Proposta da campanha Desinveste Já, lançada no Rio de Janeiro, é pressionar os poderes Legislativo e Executivo a diminuírem e remanejarem o orçamento de segurança pública para áreas sociais, ao invés de um “guerra armada” contra as populações periféricas.
Nascido e criado no morro do Borel, no Rio de Janeiro, a primeira experiência de ativismo de Patrick Melo foi aos dez anos. Ele segurou a faixa de protesto pela morte do amigo da mesma idade, atingido na cabeça por um tiro de fuzil, disparado por um policial.
Patrick Melo, 29 anos, é gerente de projetos da Iniciativa Direito à Memória e Justiça Racial (IDMJRacial), que atua na Baixada Fluminense e propõe a campanha Desinveste Já. Ela reivindica a diminuição e o remanejamento do orçamento da segurança pública, em prol do investimento em áreas sociais.
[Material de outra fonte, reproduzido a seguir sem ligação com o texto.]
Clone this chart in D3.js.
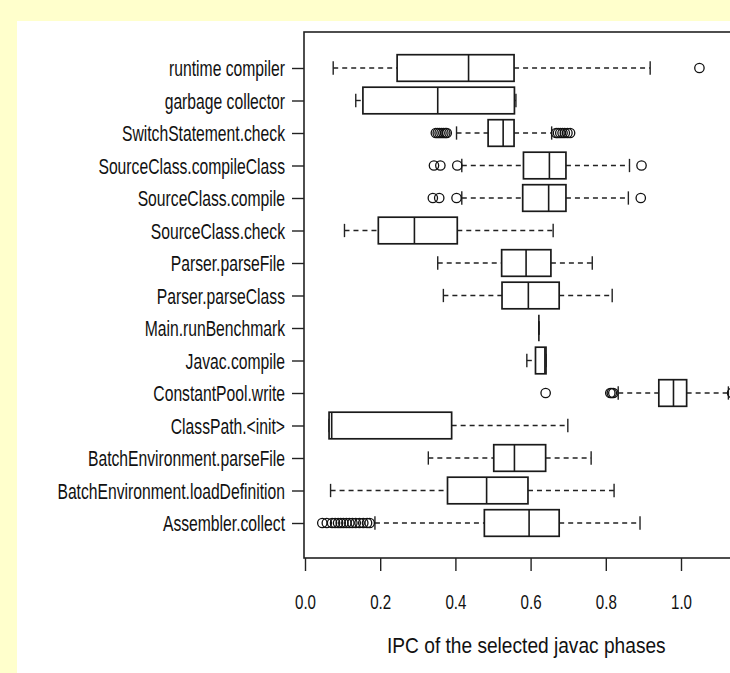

“Não estamos falando de retirar salário dos policiais, mas em desinvestir em ações ostensivas e letais”, explica Patrick. A campanha usa duas comparações nos materiais de divulgação. Uma é o preço do caveirão, veículo blindado de R$ 652 mil, o valor de duas ambulâncias.
A outra comparação é entre o preço de um fuzil e o da merenda servida na rede estadual de ensino. “Merenda escolar é algo sério, a gente está falando de populações pobres, cujas crianças têm a principal refeição do dia dentro das escolas públicas”, diz Patrick.
1 fuzil para cada 36 mil merendas
O valor da merenda escolar utilizado para a comparação da campanha Desinveste Já é de R$ 0,76 por dia, para quem estuda meio período em escola estadual (a Defensoria Pública do Rio de Janeiro cobra o aumento do valor, que estaria defasado).
O preço do fuzil é uma média do valor no mercado legal. O modelo da empresa brasileira BRV Defense, lançado neste ano, custa R$ 38 mil. A campanha calculou com base em R$ 28 mil.
Dividido o valor do fuzil pelo da merenda, o resultado é que o investimento na arma pagaria exatamente 36.842 refeições.
“Quando a gente fala em desinvestimento, além de destinar recursos para áreas sociais, falamos também em remanejar o próprio orçamento da segurança pública”, diz Patrick.
Ele explicou a campanha ao Visão do Corre. A mobilização vai até 5 de dezembro.
Por que deixar de investir nas polícias?
Assistimos ao investimento nas polícias, passamos pelo debate de polícia comunitária, tem processos de formação em direitos humanos para policiais, uso de câmaras corporais, e nada disso reduziu a violência policial. Nossa ideia é tentar uma alternativa que tem sido construída no mundo para redução da letalidade, alcançando o controle das polícias.
Tem relação com a morte de George Floyd?
Sim, a gente é muito provocado a partir da morte dele e das várias experiências e discussões que surgiram. As comunidades criaram órgãos de justiça reparativa, de mediação comunitária, mostraram que não precisa de militarização, nem controle do Estado para organizar a comunidade.
Cite uma dificuldade ideológica da campanha.
São muitos processos, mas é difícil fazer as pessoas entenderem que o desinvestimento é um caminho para o controle das polícias.
O que vocês entendem por “orçamento da segurança pública”?
A gente inclui os orçamentos das secretarias de polícia civil e militar, de administração penitenciaria, bombeiros e Defesa Civil, além da secretaria de Segurança Pública, que voltou a existir no Rio de Janeiro em 2023.
Qual área policial recebe mais investimento?
Grande parte do orçamento é direcionada especificamente para operações policiais, aquisição de material bélico e circulação ostensiva das polícias.
Vocês conseguiram alguma mudança de investimento?
Em 2024, a gente conseguiu reduzir pela metade a quantidade de munição prevista para a Polícia Civil do Rio de Janeiro, era um milhão e meio de balas. Também conseguimos reduzir a compra de dez caveirões para cinco.
O que significaria, historicamente, o desinvestimento nas polícias?
A gente acredita que esse é um dos caminhos para a abolição. Pode desaguar na possibilidade de superação do genocídio das populações negras, no Brasil e no mundo.